◆ **Collected data**:
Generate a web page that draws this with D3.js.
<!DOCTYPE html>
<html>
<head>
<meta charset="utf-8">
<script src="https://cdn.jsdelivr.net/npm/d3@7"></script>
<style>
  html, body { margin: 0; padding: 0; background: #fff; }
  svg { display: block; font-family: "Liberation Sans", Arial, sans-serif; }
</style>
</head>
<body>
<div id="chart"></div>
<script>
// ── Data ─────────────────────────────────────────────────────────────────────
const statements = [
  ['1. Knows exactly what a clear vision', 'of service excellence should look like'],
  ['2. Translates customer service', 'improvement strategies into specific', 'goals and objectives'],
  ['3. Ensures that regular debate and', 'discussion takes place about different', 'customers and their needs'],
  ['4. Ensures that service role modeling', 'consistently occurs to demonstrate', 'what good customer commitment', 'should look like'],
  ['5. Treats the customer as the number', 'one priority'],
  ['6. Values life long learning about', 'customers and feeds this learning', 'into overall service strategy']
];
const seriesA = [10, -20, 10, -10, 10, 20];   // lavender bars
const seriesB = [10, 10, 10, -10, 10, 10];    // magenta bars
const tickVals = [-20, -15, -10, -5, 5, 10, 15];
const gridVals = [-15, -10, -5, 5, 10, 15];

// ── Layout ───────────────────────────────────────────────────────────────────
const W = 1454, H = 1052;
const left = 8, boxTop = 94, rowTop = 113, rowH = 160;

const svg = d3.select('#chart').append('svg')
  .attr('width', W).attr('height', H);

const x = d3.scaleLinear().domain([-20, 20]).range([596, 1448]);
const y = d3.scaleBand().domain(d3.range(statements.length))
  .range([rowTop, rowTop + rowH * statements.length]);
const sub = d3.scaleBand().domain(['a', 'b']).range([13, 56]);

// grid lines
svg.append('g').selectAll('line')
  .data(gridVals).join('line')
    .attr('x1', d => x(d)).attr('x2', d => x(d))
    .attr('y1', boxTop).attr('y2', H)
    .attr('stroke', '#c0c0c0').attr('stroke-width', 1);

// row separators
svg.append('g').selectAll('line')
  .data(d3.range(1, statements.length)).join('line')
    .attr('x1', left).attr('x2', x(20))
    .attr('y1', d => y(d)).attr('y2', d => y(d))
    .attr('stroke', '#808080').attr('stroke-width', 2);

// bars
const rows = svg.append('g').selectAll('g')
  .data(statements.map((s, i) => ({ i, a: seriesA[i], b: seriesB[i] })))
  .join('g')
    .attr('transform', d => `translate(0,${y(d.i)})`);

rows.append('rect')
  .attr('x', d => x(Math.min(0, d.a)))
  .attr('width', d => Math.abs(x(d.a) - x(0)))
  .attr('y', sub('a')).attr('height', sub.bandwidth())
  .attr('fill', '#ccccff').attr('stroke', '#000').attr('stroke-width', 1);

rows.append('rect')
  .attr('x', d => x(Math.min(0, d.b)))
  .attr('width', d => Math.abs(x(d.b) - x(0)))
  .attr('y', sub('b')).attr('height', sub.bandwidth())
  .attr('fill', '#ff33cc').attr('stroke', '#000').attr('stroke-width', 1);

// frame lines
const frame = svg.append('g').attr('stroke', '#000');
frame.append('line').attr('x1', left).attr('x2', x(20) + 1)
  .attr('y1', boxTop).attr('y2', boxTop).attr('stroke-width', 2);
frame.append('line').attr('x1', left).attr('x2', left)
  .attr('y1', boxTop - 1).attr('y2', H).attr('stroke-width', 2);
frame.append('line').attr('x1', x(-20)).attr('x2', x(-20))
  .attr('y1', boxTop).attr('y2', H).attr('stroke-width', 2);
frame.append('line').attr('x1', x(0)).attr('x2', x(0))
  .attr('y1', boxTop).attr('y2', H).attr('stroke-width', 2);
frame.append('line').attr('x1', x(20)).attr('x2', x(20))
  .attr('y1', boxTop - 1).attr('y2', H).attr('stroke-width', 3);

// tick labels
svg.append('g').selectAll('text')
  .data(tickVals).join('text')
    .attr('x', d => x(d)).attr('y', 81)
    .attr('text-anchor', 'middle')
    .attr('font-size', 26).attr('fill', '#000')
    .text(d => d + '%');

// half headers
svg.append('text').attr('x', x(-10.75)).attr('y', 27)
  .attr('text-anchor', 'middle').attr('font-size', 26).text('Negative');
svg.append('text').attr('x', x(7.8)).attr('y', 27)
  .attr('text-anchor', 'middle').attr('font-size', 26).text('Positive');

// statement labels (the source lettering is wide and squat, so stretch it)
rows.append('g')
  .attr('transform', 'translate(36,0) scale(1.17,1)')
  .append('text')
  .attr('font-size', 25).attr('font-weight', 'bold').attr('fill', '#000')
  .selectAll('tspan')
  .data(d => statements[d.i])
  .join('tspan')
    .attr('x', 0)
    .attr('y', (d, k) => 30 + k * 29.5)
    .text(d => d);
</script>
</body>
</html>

◆ **Problem details**: Write the material out exactly, with nothing left out.

◆ **Task solution**:
Generate a web page that draws this with D3.js.
<!DOCTYPE html>
<html>
<head>
<meta charset="utf-8">
<script src="https://cdn.jsdelivr.net/npm/d3@7"></script>
<style>
  html, body { margin: 0; padding: 0; background: #fff; }
  svg { display: block; font-family: "Liberation Sans", Arial, sans-serif; }
</style>
</head>
<body>
<div id="chart"></div>
<script>
// ── Data ─────────────────────────────────────────────────────────────────────
const statements = [
  ['1. Knows exactly what a clear vision', 'of service excellence should look like'],
  ['2. Translates customer service', 'improvement strategies into specific', 'goals and objectives'],
  ['3. Ensures that regular debate and', 'discussion takes place about different', 'customers and their needs'],
  ['4. Ensures that service role modeling', 'consistently occurs to demonstrate', 'what good customer commitment', 'should look like'],
  ['5. Treats the customer as the number', 'one priority'],
  ['6. Values life long learning about', 'customers and feeds this learning', 'into overall service strategy']
];
const seriesA = [10, -20, 10, -10, 10, 20];   // lavender bars
const seriesB = [10, 10, 10, -10, 10, 10];    // magenta bars
const tickVals = [-20, -15, -10, -5, 5, 10, 15];
const gridVals = [-15, -10, -5, 5, 10, 15];

// ── Layout ───────────────────────────────────────────────────────────────────
const W = 1454, H = 1052;
const left = 8, boxTop = 94, rowTop = 113, rowH = 160;

const svg = d3.select('#chart').append('svg')
  .attr('width', W).attr('height', H);

const x = d3.scaleLinear().domain([-20, 20]).range([596, 1448]);
const y = d3.scaleBand().domain(d3.range(statements.length))
  .range([rowTop, rowTop + rowH * statements.length]);
const sub = d3.scaleBand().domain(['a', 'b']).range([13, 56]);

// grid lines
svg.append('g').selectAll('line')
  .data(gridVals).join('line')
    .attr('x1', d => x(d)).attr('x2', d => x(d))
    .attr('y1', boxTop).attr('y2', H)
    .attr('stroke', '#c0c0c0').attr('stroke-width', 1);

// row separators
svg.append('g').selectAll('line')
  .data(d3.range(1, statements.length)).join('line')
    .attr('x1', left).attr('x2', x(20))
    .attr('y1', d => y(d)).attr('y2', d => y(d))
    .attr('stroke', '#808080').attr('stroke-width', 2);

// bars
const rows = svg.append('g').selectAll('g')
  .data(statements.map((s, i) => ({ i, a: seriesA[i], b: seriesB[i] })))
  .join('g')
    .attr('transform', d => `translate(0,${y(d.i)})`);

rows.append('rect')
  .attr('x', d => x(Math.min(0, d.a)))
  .attr('width', d => Math.abs(x(d.a) - x(0)))
  .attr('y', sub('a')).attr('height', sub.bandwidth())
  .attr('fill', '#ccccff').attr('stroke', '#000').attr('stroke-width', 1);

rows.append('rect')
  .attr('x', d => x(Math.min(0, d.b)))
  .attr('width', d => Math.abs(x(d.b) - x(0)))
  .attr('y', sub('b')).attr('height', sub.bandwidth())
  .attr('fill', '#ff33cc').attr('stroke', '#000').attr('stroke-width', 1);

// frame lines
const frame = svg.append('g').attr('stroke', '#000');
frame.append('line').attr('x1', left).attr('x2', x(20) + 1)
  .attr('y1', boxTop).attr('y2', boxTop).attr('stroke-width', 2);
frame.append('line').attr('x1', left).attr('x2', left)
  .attr('y1', boxTop - 1).attr('y2', H).attr('stroke-width', 2);
frame.append('line').attr('x1', x(-20)).attr('x2', x(-20))
  .attr('y1', boxTop).attr('y2', H).attr('stroke-width', 2);
frame.append('line').attr('x1', x(0)).attr('x2', x(0))
  .attr('y1', boxTop).attr('y2', H).attr('stroke-width', 2);
frame.append('line').attr('x1', x(20)).attr('x2', x(20))
  .attr('y1', boxTop - 1).attr('y2', H).attr('stroke-width', 3);

// tick labels
svg.append('g').selectAll('text')
  .data(tickVals).join('text')
    .attr('x', d => x(d)).attr('y', 81)
    .attr('text-anchor', 'middle')
    .attr('font-size', 26).attr('fill', '#000')
    .text(d => d + '%');

// half headers
svg.append('text').attr('x', x(-10.75)).attr('y', 27)
  .attr('text-anchor', 'middle').attr('font-size', 26).text('Negative');
svg.append('text').attr('x', x(7.8)).attr('y', 27)
  .attr('text-anchor', 'middle').attr('font-size', 26).text('Positive');

// statement labels (the source lettering is wide and squat, so stretch it)
rows.append('g')
  .attr('transform', 'translate(36,0) scale(1.17,1)')
  .append('text')
  .attr('font-size', 25).attr('font-weight', 'bold').attr('fill', '#000')
  .selectAll('tspan')
  .data(d => statements[d.i])
  .join('tspan')
    .attr('x', 0)
    .attr('y', (d, k) => 30 + k * 29.5)
    .text(d => d);
</script>
</body>
</html>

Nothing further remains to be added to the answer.